[Source data]
:::::

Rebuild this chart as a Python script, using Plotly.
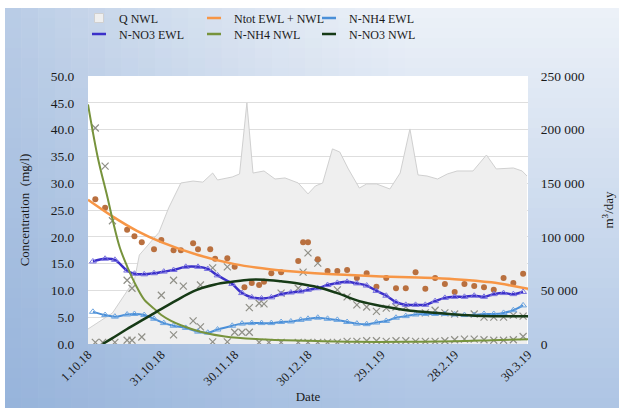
import plotly.graph_objects as go
import pandas as pd

BASE = pd.Timestamp("2018-10-01")

# ---------------- data (day offsets from 1.10.2018) ----------------
q_day = [0, 10, 19, 21, 29, 33, 38, 43, 47, 51, 53, 59, 62, 65, 67.5, 72, 76.5, 80.6, 86, 90, 93, 96,
         100, 103, 106.5, 111, 114, 118, 123.5, 127.7, 131.7, 135, 138.7, 143, 147, 151, 157.5, 163,
         167, 174, 177.6, 179.6]
q_nwl = [14000, 28900, 59700, 83000, 104000, 127000, 150200, 152000, 151000, 159500, 153000, 155800,
         158600, 224900, 159500, 161400, 153900, 154900, 150200, 140000, 147400, 150200, 182000, 179100,
         163300, 145500, 149300, 149300, 144600, 159500, 200600, 157700, 156700, 153900, 158600, 161400,
         161400, 176300, 163300, 164200, 161400, 156700]

ntot_day = [3, 7, 16, 19, 22, 27, 30, 35, 38, 43, 45, 50, 52, 57, 60, 64, 67, 70, 72, 75, 79, 86, 88,
            90, 94, 98, 102, 106, 110, 114, 118, 122, 126, 130, 134, 138, 142, 146, 150, 154, 158, 162,
            166, 170, 174, 178]
ntot = [27.0, 25.4, 21.3, 20.1, 19.0, 17.7, 19.4, 17.5, 17.5, 18.8, 17.7, 17.7, 15.9, 16.0, 14.4, 10.6,
        11.4, 11.0, 11.6, 13.2, 13.4, 15.5, 19.0, 19.0, 15.8, 13.6, 13.6, 13.8, 12.3, 13.2, 10.7, 12.3,
        10.4, 10.4, 13.4, 10.3, 12.3, 11.2, 9.7, 11.2, 10.8, 10.6, 10.1, 12.3, 11.4, 13.1]

ntot_trend_day = [0, 10, 20, 30, 45, 60, 75, 90, 105, 120, 135, 150, 165, 180]
ntot_trend = [26.9, 23.8, 21.1, 19.0, 16.6, 14.9, 13.9, 13.3, 12.9, 12.6, 12.4, 12.1, 11.5, 10.3]

ewl_day = [2, 7, 11, 16, 19, 23, 27, 31, 35, 40, 45, 49, 53, 59, 63, 67, 71, 75, 79, 83, 87, 90, 94,
           98, 102, 106, 110, 114, 118, 122, 126, 130, 134, 138, 142, 146, 150, 154, 158, 162, 166,
           170, 174, 178]
nh4_ewl = [6.0, 5.4, 5.1, 5.5, 5.6, 5.4, 4.7, 3.9, 3.4, 3.0, 2.3, 2.1, 2.7, 3.4, 3.8, 3.9, 3.9, 3.9,
           4.1, 4.2, 4.5, 4.7, 4.9, 4.7, 4.5, 4.1, 3.8, 3.7, 4.0, 4.3, 4.9, 5.2, 5.5, 5.6, 5.6, 5.6,
           5.5, 5.4, 5.4, 5.6, 5.6, 5.8, 6.3, 7.2]
no3_ewl = [15.4, 15.9, 15.7, 13.7, 13.1, 13.0, 13.2, 13.5, 13.8, 14.4, 14.4, 14.0, 12.8, 11.2, 9.5,
           8.7, 8.5, 8.7, 9.3, 9.6, 9.8, 10.1, 10.4, 11.0, 11.4, 11.6, 11.3, 10.9, 9.9, 9.0, 7.8, 7.3,
           7.3, 7.3, 8.0, 8.6, 8.8, 8.8, 9.0, 8.8, 9.3, 9.5, 9.3, 9.7]

nh4_nwl_day = [3, 7, 10, 16, 18, 22, 35, 43, 46, 51, 57, 60, 63, 66, 70, 74, 79, 86, 90, 94, 98, 102,
               106, 110, 114, 118, 122, 126, 130, 134, 138, 142, 146, 150, 154, 158, 162, 166, 170,
               174, 178]
nh4_nwl = [40.3, 33.2, 23.0, 11.9, 10.4, 1.3, 1.7, 4.3, 3.2, 0.4, 0.4, 2.2, 2.2, 2.2, 0.3, 0.3, 0.3,
           0.3, 0.3, 0.3, 0.3, 0.3, 0.5, 0.5, 0.6, 0.6, 0.5, 0.6, 0.6, 0.5, 0.5, 0.5, 0.6, 0.8, 0.9,
           0.9, 0.8, 0.7, 0.7, 0.8, 1.4]

no3_nwl_day = [3, 6, 11, 16, 18, 30, 35, 39, 46, 51, 57, 66, 70, 72, 79, 86, 88, 90, 94, 102, 106,
               110, 114, 118, 122, 126, 130, 138, 142, 146, 150, 158, 162, 166, 170, 174, 178]
no3_nwl = [0.3, 0.3, 0.3, 0.7, 0.7, 9.1, 11.9, 10.8, 11.0, 14.2, 14.4, 6.8, 7.6, 7.5, 9.5, 10.4, 13.4,
           17.0, 15.1, 10.1, 8.8, 7.3, 6.9, 6.1, 6.7, 6.9, 6.9, 5.8, 6.3, 5.8, 5.6, 5.6, 5.0, 5.0, 5.0,
           5.4, 5.2]

nh4_trend_day = [0, 4, 8, 10, 13, 16, 20, 23, 27, 30, 34, 38, 46, 56, 70, 90, 110, 130, 150, 165, 180]
nh4_trend = [44.7, 34.8, 27.3, 23.3, 18.0, 14.5, 10.6, 8.3, 6.6, 5.4, 4.3, 3.5, 2.3, 1.4, 0.9, 0.6, 0.4,
             0.4, 0.5, 0.7, 0.9]

no3_trend_day = [6, 10, 16, 22, 28, 36, 44, 52, 59, 66, 72, 79, 86, 94, 102, 111, 121, 132, 143, 153,
                 165, 180]
no3_trend = [0.0, 1.1, 2.8, 4.4, 6.0, 8.1, 10.0, 11.1, 11.6, 12.0, 12.0, 11.7, 11.3, 10.6, 9.5, 8.0,
             7.0, 6.2, 5.8, 5.4, 5.2, 5.2]

tick_day = [0, 30, 60, 90, 120, 150, 180]
tick_text = ["1.10.18", "31.10.18", "30.11.18", "30.12.18", "29.1.19", "28.2.19", "30.3.19"]

series_names = ["Q NWL", "Ntot EWL + NWL", "N-NH4 EWL", "N-NO3 EWL", "N-NH4 NWL", "N-NO3 NWL"]


def dates(days):
    return [BASE + pd.Timedelta(days=float(v)) for v in days]


FONT = "Liberation Serif, Times New Roman, DejaVu Serif, serif"
TXT = "#1a1a1a"
C_Q_FILL, C_Q_LINE = "#efefef", "#d0d0d0"
C_NTOT, C_NTOT_DOT = "#f79646", "#b9703f"
C_NH4E, C_NH4E_M = "#4a8fd8", "#6fa6e0"
C_NO3E, C_NO3E_M = "#3b30c9", "#7b74e0"
C_NH4N, C_NO3N = "#77933c", "#163a16"
C_X = "#909088"

fig = go.Figure()

# Q area on the base (right-hand) axis so that it sits beneath all other series
fig.add_trace(go.Scatter(x=dates(q_day), y=q_nwl, name=series_names[0], mode="lines", fill="tozeroy",
                         fillcolor=C_Q_FILL, line=dict(color=C_Q_LINE, width=1), yaxis="y",
                         showlegend=False))

# scatter markers
fig.add_trace(go.Scatter(x=dates(nh4_nwl_day), y=nh4_nwl, mode="markers", showlegend=False,
                         marker=dict(symbol="x-thin-open", size=7, color=C_X,
                                     line=dict(width=1.2, color=C_X)), yaxis="y2"))
fig.add_trace(go.Scatter(x=dates(no3_nwl_day), y=no3_nwl, mode="markers", showlegend=False,
                         marker=dict(symbol="x-thin-open", size=7, color=C_X,
                                     line=dict(width=1.2, color=C_X)), yaxis="y2"))
fig.add_trace(go.Scatter(x=dates(ntot_day), y=ntot, mode="markers", showlegend=False,
                         marker=dict(symbol="circle", size=6, color=C_NTOT_DOT), yaxis="y2"))

# trend / smoothed lines
fig.add_trace(go.Scatter(x=dates(ntot_trend_day), y=ntot_trend, name=series_names[1], mode="lines",
                         line=dict(color=C_NTOT, width=2.5, shape="spline"), yaxis="y2",
                         showlegend=False))
fig.add_trace(go.Scatter(x=dates(ewl_day), y=nh4_ewl, name=series_names[2], mode="lines",
                         line=dict(color=C_NH4E, width=2, shape="spline"), yaxis="y2",
                         showlegend=False))
fig.add_trace(go.Scatter(x=dates(ewl_day), y=nh4_ewl, mode="markers", showlegend=False,
                         marker=dict(symbol="triangle-up-open", size=6, color=C_NH4E_M,
                                     line=dict(width=1)), yaxis="y2"))
fig.add_trace(go.Scatter(x=dates(ewl_day), y=no3_ewl, name=series_names[3], mode="lines",
                         line=dict(color=C_NO3E, width=2.5, shape="spline"), yaxis="y2",
                         showlegend=False))
fig.add_trace(go.Scatter(x=dates(ewl_day), y=no3_ewl, mode="markers", showlegend=False,
                         marker=dict(symbol="triangle-up-open", size=6, color=C_NO3E_M,
                                     line=dict(width=1)), yaxis="y2"))
fig.add_trace(go.Scatter(x=dates(nh4_trend_day), y=nh4_trend, name=series_names[4], mode="lines",
                         line=dict(color=C_NH4N, width=2, shape="spline"), yaxis="y2",
                         showlegend=False))
fig.add_trace(go.Scatter(x=dates(no3_trend_day), y=no3_trend, name=series_names[5], mode="lines",
                         line=dict(color=C_NO3N, width=2.5, shape="spline"), yaxis="y2",
                         showlegend=False))

# legend entries (short Excel-style keys)
LSZ = 10
leg_style = [
    ("legend", dict(symbol="square", size=9, color=C_Q_FILL, line=dict(color=C_Q_LINE, width=1))),
    ("legend", dict(symbol="line-ew-open", size=LSZ, color=C_NTOT, line=dict(color=C_NTOT, width=2.5))),
    ("legend", dict(symbol="line-ew-open", size=LSZ, color=C_NH4E, line=dict(color=C_NH4E, width=2.5))),
    ("legend2", dict(symbol="line-ew-open", size=LSZ, color=C_NO3E, line=dict(color=C_NO3E, width=2.5))),
    ("legend2", dict(symbol="line-ew-open", size=LSZ, color=C_NH4N, line=dict(color=C_NH4N, width=2.5))),
    ("legend2", dict(symbol="line-ew-open", size=LSZ, color=C_NO3N, line=dict(color=C_NO3N, width=2.5))),
]
for name, (lg, mk) in zip(series_names, leg_style):
    fig.add_trace(go.Scatter(x=[None], y=[None], name=name, mode="markers", marker=mk, legend=lg,
                             yaxis="y2", hoverinfo="skip"))

# ---------------- background gradient (styling only) ----------------
L, R, T, B = 88, 94, 76, 64
W, H = 622, 408
PW, PH = W - L - R, H - T - B


def px_x(p):
    return (p - L) / PW


def px_y(p):
    return (H - B - p) / PH


shapes = []
top_c, bot_c = (236, 241, 248), (174, 197, 228)
N = 40
y_start, y_end = 8, 408
for i in range(N):
    f = i / (N - 1)
    c = tuple(int(round(top_c[k] + (bot_c[k] - top_c[k]) * f)) for k in range(3))
    y0 = y_start + (y_end - y_start) * i / N
    y1 = y_start + (y_end - y_start) * (i + 1) / N + 0.6
    shapes.append(dict(type="rect", xref="paper", yref="paper", x0=px_x(5), x1=px_x(619),
                       y0=px_y(y1), y1=px_y(y0), line=dict(width=0), fillcolor="rgb(%d,%d,%d)" % c,
                       layer="below"))
M = 24
for j in range(M):
    a = 0.45 * (1 - j / M) ** 1.3
    x0 = 5 + 400 * j / M
    x1 = 5 + 400 * (j + 1) / M
    shapes.append(dict(type="rect", xref="paper", yref="paper", x0=px_x(x0), x1=px_x(x1),
                       y0=px_y(408), y1=px_y(8), line=dict(width=0),
                       fillcolor="rgba(125,160,208,%.3f)" % a, layer="below"))
shapes.append(dict(type="rect", xref="paper", yref="paper", x0=0, x1=1, y0=0, y1=1,
                   line=dict(width=0), fillcolor="white", layer="below"))

tickfont = dict(family=FONT, size=13.5, color=TXT)
legfont = dict(family=FONT, size=12, color=TXT)
fig.update_layout(
    width=W, height=H,
    margin=dict(l=L, r=R, t=T, b=B, pad=0, autoexpand=False),
    paper_bgcolor="white", plot_bgcolor="white",
    separators=". ",
    shapes=shapes,
    font=dict(family=FONT, size=13, color=TXT),
    xaxis=dict(type="date", range=[BASE, BASE + pd.Timedelta(days=180)],
               tickvals=dates(tick_day), ticktext=tick_text, tickangle=-45,
               tickfont=dict(family=FONT, size=12.5, color=TXT),
               showgrid=False, zeroline=False, showline=False, automargin=False,
               ticks="", ticklen=0,
               title=dict(text="Date", font=dict(family=FONT, size=13, color=TXT), standoff=4)),
    yaxis=dict(side="right", range=[0, 250000], dtick=50000, tickformat=",d",
               tickfont=tickfont, showgrid=True, gridcolor="#dedede", gridwidth=1,
               minor=dict(dtick=25000, showgrid=True, gridcolor="#dedede", gridwidth=1),
               zeroline=False, showline=False, automargin=False,
               ticks="outside", ticklen=9, tickcolor="rgba(0,0,0,0)",
               title=dict(text="m<sup>3</sup>/day", font=dict(family=FONT, size=13, color=TXT),
                          standoff=20)),
    yaxis2=dict(side="left", overlaying="y", range=[0, 50], dtick=5, tickformat=".1f",
                tickfont=tickfont, showgrid=False, zeroline=False, showline=False, automargin=False,
                ticks="outside", ticklen=10, tickcolor="rgba(0,0,0,0)",
                title=dict(text="Concentration  (mg/l)",
                           font=dict(family=FONT, size=13, color=TXT), standoff=18)),
    legend=dict(orientation="h", xref="container", yref="container", x=79 / W, xanchor="left",
                y=1 - 18 / H, yanchor="middle", bgcolor="rgba(0,0,0,0)", entrywidth=70,
                font=legfont, tracegroupgap=0, itemwidth=30, itemsizing="trace"),
    legend2=dict(orientation="h", xref="container", yref="container", x=79 / W, xanchor="left",
                 y=1 - 34 / H, yanchor="middle", bgcolor="rgba(0,0,0,0)", entrywidth=70,
                 font=legfont, tracegroupgap=0, itemwidth=30, itemsizing="trace"),
)

fig.write_html("out.html", config={"displayModeBar": False},
               post_script="document.body.style.margin='0px';")
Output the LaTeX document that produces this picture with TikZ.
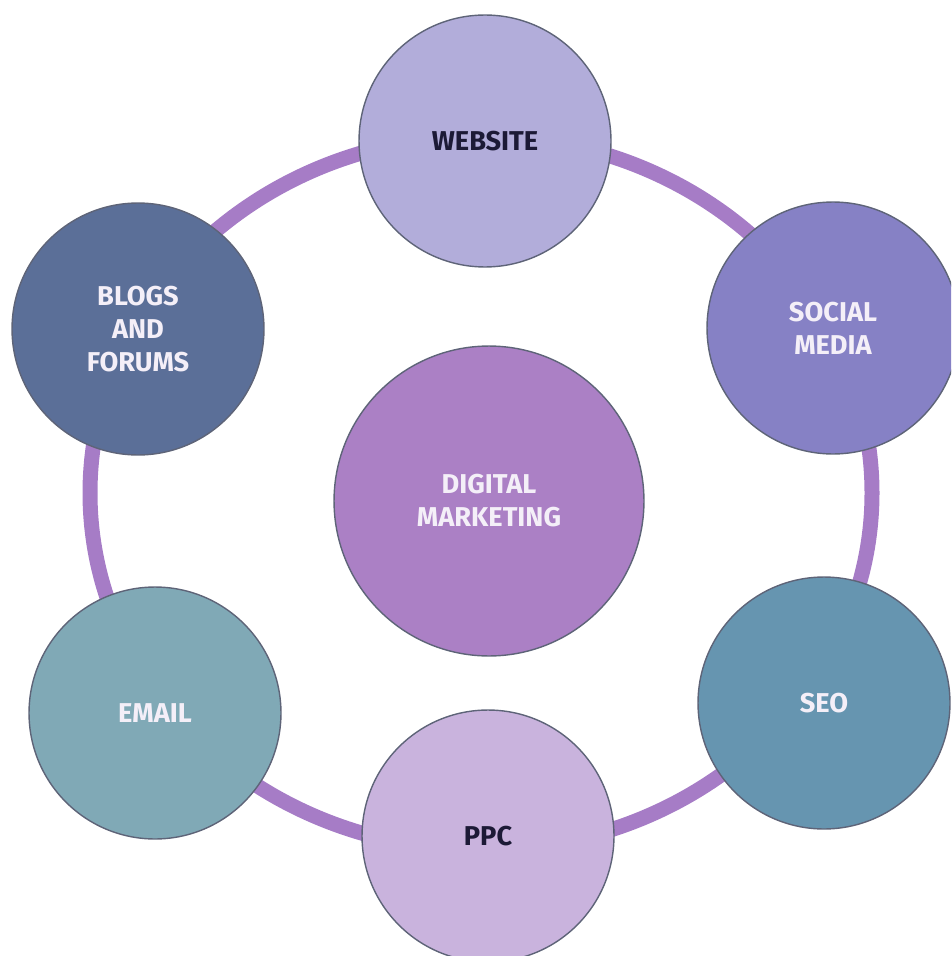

:::::

| SET EXERCISE |
Return, unchanged, the lines from the first line of the material through the line that holds "161400, 176300, 163300, 164200, 161400, 156700]", inclusive, omitting pictures.

| RESULT OF THIS EXERCISE |
Rebuild this chart as a Python script, using Plotly.
import plotly.graph_objects as go
import pandas as pd

BASE = pd.Timestamp("2018-10-01")

# ---------------- data (day offsets from 1.10.2018) ----------------
q_day = [0, 10, 19, 21, 29, 33, 38, 43, 47, 51, 53, 59, 62, 65, 67.5, 72, 76.5, 80.6, 86, 90, 93, 96,
         100, 103, 106.5, 111, 114, 118, 123.5, 127.7, 131.7, 135, 138.7, 143, 147, 151, 157.5, 163,
         167, 174, 177.6, 179.6]
q_nwl = [14000, 28900, 59700, 83000, 104000, 127000, 150200, 152000, 151000, 159500, 153000, 155800,
         158600, 224900, 159500, 161400, 153900, 154900, 150200, 140000, 147400, 150200, 182000, 179100,
         163300, 145500, 149300, 149300, 144600, 159500, 200600, 157700, 156700, 153900, 158600, 161400,
         161400, 176300, 163300, 164200, 161400, 156700]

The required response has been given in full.